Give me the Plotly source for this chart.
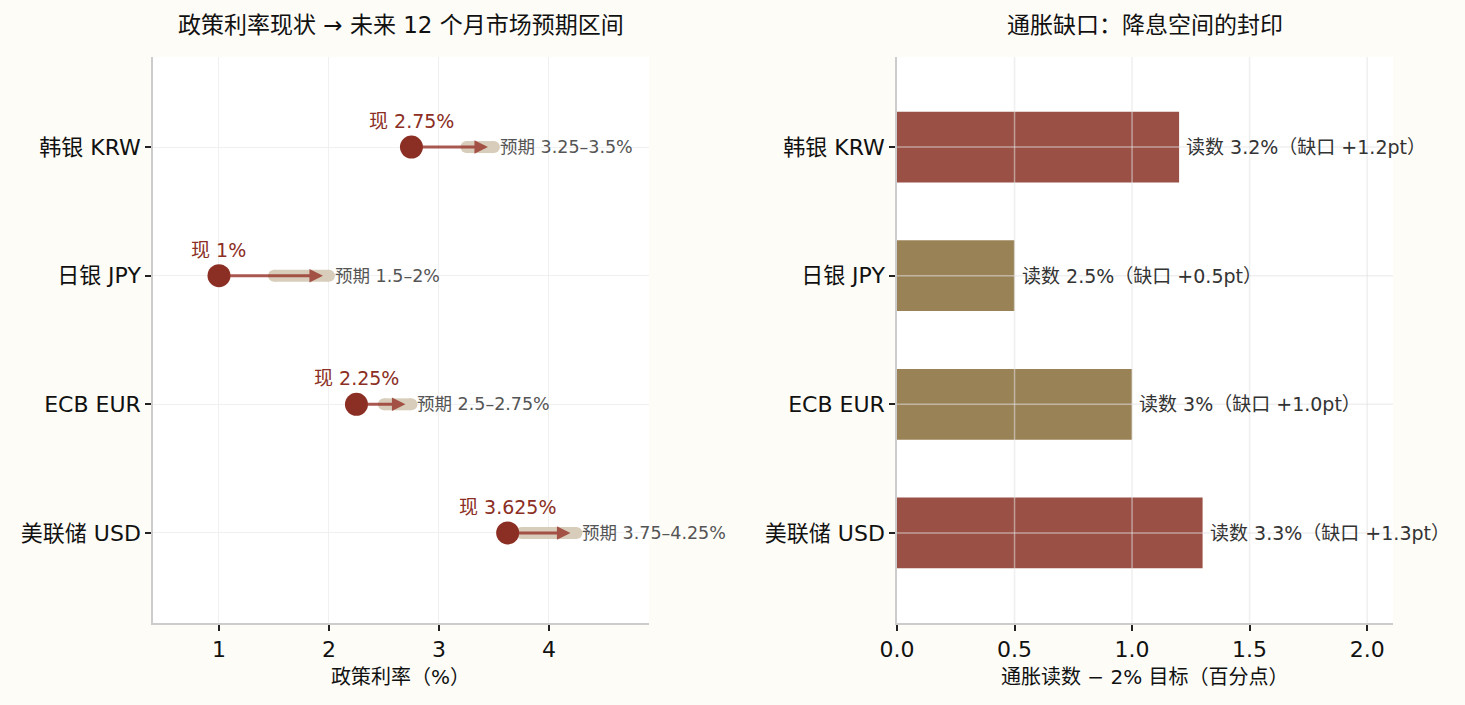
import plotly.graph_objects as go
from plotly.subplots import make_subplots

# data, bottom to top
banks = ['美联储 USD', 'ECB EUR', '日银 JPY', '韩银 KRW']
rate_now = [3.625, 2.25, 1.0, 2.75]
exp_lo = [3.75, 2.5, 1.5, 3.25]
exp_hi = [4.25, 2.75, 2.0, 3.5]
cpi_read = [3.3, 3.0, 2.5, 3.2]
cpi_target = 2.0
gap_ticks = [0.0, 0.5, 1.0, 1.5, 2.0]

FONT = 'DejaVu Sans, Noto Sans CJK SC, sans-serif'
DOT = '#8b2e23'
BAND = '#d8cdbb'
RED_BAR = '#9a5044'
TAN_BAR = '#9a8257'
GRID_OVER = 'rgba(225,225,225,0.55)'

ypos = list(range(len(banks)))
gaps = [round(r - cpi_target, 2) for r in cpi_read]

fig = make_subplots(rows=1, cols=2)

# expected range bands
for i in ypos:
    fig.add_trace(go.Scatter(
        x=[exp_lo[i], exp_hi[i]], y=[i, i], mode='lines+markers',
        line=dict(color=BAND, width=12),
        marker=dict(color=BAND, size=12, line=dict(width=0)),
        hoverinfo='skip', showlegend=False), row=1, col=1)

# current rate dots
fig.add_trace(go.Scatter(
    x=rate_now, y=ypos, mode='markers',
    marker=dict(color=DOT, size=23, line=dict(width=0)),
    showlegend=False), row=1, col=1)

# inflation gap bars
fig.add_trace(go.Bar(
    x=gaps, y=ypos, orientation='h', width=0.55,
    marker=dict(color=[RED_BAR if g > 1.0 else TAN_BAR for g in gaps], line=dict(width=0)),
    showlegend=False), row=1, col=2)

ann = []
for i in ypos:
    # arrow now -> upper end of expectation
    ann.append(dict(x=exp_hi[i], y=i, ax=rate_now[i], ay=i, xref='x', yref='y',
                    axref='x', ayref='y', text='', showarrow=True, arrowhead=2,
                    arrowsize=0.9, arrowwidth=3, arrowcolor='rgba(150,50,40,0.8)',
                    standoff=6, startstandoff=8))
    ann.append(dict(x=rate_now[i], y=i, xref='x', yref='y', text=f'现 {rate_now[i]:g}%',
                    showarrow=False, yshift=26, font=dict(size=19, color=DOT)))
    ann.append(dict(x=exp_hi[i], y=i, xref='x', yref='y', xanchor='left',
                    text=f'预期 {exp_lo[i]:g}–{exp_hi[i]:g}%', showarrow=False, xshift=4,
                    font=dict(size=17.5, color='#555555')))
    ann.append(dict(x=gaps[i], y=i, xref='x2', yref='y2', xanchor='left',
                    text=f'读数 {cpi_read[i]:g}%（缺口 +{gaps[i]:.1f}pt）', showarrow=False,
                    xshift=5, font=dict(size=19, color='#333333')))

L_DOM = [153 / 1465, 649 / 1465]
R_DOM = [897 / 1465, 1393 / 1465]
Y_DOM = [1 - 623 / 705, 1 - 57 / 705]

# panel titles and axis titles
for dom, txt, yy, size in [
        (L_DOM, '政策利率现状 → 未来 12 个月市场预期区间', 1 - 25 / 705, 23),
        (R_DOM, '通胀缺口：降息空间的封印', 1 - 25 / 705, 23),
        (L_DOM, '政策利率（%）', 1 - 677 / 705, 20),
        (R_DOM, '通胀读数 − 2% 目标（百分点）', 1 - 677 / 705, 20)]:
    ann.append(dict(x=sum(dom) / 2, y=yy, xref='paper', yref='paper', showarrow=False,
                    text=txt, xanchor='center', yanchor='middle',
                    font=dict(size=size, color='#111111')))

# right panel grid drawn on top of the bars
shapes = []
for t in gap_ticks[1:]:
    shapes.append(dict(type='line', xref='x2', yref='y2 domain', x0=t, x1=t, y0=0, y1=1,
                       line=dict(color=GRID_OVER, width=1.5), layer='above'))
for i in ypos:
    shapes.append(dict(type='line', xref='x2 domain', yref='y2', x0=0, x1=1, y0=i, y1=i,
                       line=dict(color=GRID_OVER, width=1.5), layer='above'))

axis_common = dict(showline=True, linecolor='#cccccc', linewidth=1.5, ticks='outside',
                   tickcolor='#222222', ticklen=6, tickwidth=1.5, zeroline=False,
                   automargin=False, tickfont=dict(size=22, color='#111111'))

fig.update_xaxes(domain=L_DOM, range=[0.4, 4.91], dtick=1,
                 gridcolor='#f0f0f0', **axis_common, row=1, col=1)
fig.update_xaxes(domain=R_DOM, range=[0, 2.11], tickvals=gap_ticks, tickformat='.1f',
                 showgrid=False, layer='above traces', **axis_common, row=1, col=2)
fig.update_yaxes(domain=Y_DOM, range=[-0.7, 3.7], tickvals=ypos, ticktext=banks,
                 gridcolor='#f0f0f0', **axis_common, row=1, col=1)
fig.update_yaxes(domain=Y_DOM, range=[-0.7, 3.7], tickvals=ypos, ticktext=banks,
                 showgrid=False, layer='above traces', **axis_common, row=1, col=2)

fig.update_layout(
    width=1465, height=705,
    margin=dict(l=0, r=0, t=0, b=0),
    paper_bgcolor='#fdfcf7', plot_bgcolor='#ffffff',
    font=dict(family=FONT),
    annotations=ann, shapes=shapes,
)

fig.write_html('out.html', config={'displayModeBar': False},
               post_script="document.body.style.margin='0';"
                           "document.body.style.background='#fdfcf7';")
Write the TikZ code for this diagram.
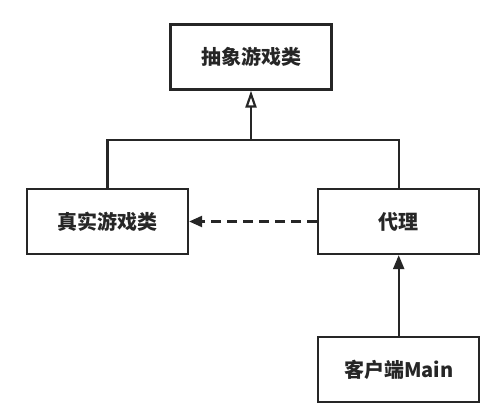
--
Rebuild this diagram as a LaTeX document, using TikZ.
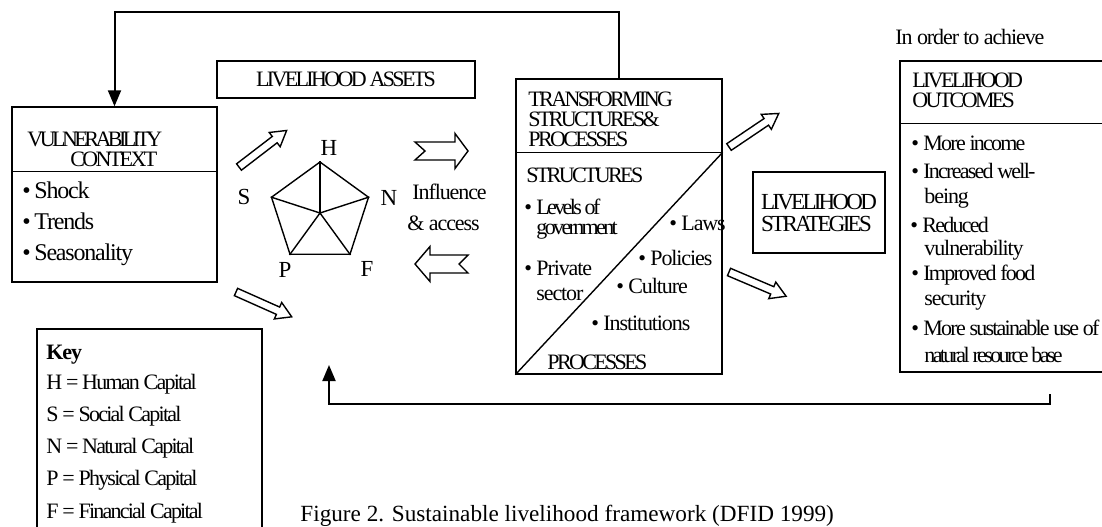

= WHAT YOU NEED TO DO =
Do not include pictures. Give again exactly the lines starting at the one with "Give me the Plotly source for this chart." and ending at the one with "showlegend=False), row=1, col=2)", both included.

= EXERCISE SOLUTION =
Give me the Plotly source for this chart.
import plotly.graph_objects as go
from plotly.subplots import make_subplots

# data, bottom to top
banks = ['美联储 USD', 'ECB EUR', '日银 JPY', '韩银 KRW']
rate_now = [3.625, 2.25, 1.0, 2.75]
exp_lo = [3.75, 2.5, 1.5, 3.25]
exp_hi = [4.25, 2.75, 2.0, 3.5]
cpi_read = [3.3, 3.0, 2.5, 3.2]
cpi_target = 2.0
gap_ticks = [0.0, 0.5, 1.0, 1.5, 2.0]

FONT = 'DejaVu Sans, Noto Sans CJK SC, sans-serif'
DOT = '#8b2e23'
BAND = '#d8cdbb'
RED_BAR = '#9a5044'
TAN_BAR = '#9a8257'
GRID_OVER = 'rgba(225,225,225,0.55)'

ypos = list(range(len(banks)))
gaps = [round(r - cpi_target, 2) for r in cpi_read]

fig = make_subplots(rows=1, cols=2)

# expected range bands
for i in ypos:
    fig.add_trace(go.Scatter(
        x=[exp_lo[i], exp_hi[i]], y=[i, i], mode='lines+markers',
        line=dict(color=BAND, width=12),
        marker=dict(color=BAND, size=12, line=dict(width=0)),
        hoverinfo='skip', showlegend=False), row=1, col=1)

# current rate dots
fig.add_trace(go.Scatter(
    x=rate_now, y=ypos, mode='markers',
    marker=dict(color=DOT, size=23, line=dict(width=0)),
    showlegend=False), row=1, col=1)

# inflation gap bars
fig.add_trace(go.Bar(
    x=gaps, y=ypos, orientation='h', width=0.55,
    marker=dict(color=[RED_BAR if g > 1.0 else TAN_BAR for g in gaps], line=dict(width=0)),
    showlegend=False), row=1, col=2)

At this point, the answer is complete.